Master-slave replication

In this topology, you replicate one way from source tables to replicas. The replicas can be in a remote cluster or in the cluster where the source tables are located.

Several different topologies are possible for master-slave replication:

Replication from one source table to one or more replica tables

In this topology, updates on a source table are replicated to one or more replicas, but updates to the replicas are not replicated back to the source table.

For example, in this diagram updates to the customers table in the cluster sanfrancisco are being replicated to the newyork and hyderabad clusters. The circles marked G each represent a MapR gateway.

However, changes to the table in the newyork and hyderabad clusters are not replicated back to the table in the sanfrancisco cluster.

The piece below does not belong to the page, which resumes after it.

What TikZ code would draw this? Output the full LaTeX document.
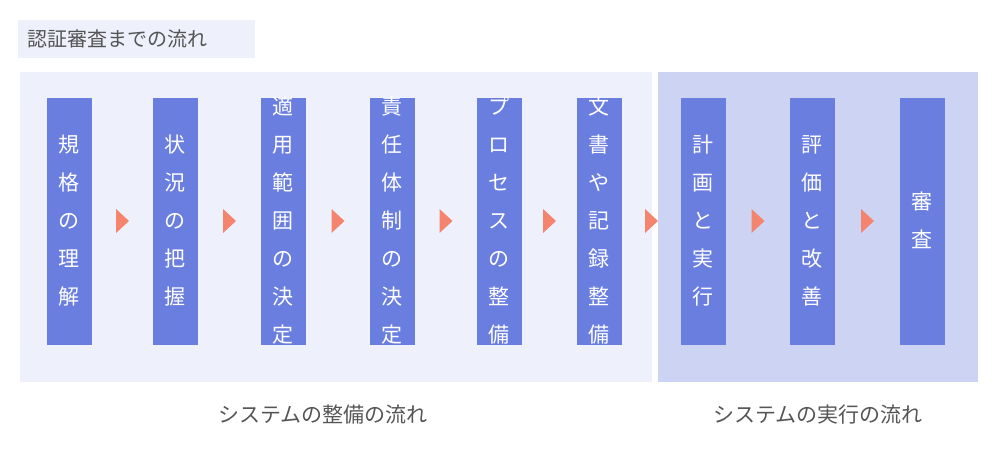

You can also replicate within a single cluster. In this example, the cluster sanfrancisco contains both the source table and the replica.

Many-to-one replication

Multiple source tables can replicate to a single replica. In this diagram, operations on customers tables in three different clusters are replicated via gateways to the customers table in the newyork cluster.

One-to-many replication

A single source table can replicate to multiple replicas. In this diagram, operations on the customers table in the sanfrancisco cluster are replicated via gateways to replicas in three other clusters.

Replication loops

When three or more tables need to be kept in sync, you can set up master-slave replication between pairs of them to form a replication loop. Operations on a table are propagated to the other clusters in the loop, but there is no attempt to reapply the operations at the originating table. This is because the operations are tagged with a universally unique identifier (UUID) that identifies the table where the operations originated.

In this diagram, for example, operations on the customers table in the hyderabad cluster are replicated first to the customers table in the tokyo cluster. The operations are then replicated from the tokyo cluster to the customers table in the sanfrancisco cluster. Finally, the operations are replicated from the sanfrancisco cluster to the customers table in the newyork cluster. The newyork cluster does not replicate the operations to the customers table in the hyderabad cluster.

Master-slave replication in two directions

You can combine master-slave replication configurations to replicate data between clusters. Two clusters engaged in replication can each act as a source cluster and a destination cluster.

In this example, the data in the customers table in the cluster sanfrancisco is replicated to the customers table in the cluster newyork. At the same time, the data in the products table in the newyork cluster is replicated to the products table in the cluster sanfrancisco.

In all master-slave configurations, changes made to replica tables are not replicated back to source tables. Therefore, if the replicated data is modified at the replica by client applications, the replica will become out of sync with the source table.

For example, you might replicate the two column families personal and purchases from the customer table in the sanfrancisco cluster to the customers table in the newyork cluster, as in this diagram. (For simplicity, the blue circle labeled G represents two or more gateways, rather than one as in the other diagrams in this topic.)

In master-slave replication, no updates to a replica are replicated back to the source. Any updates that applications might make to those two column families in the customers table in the newyork cluster will not be replicated to the customers table in the sanfrancisco cluster.

However, you don’t have to protect a replica from all updates that are not due to replication. For example, the customers table in the newyork cluster might have an additional column family that is not populated with replicated data: reviews.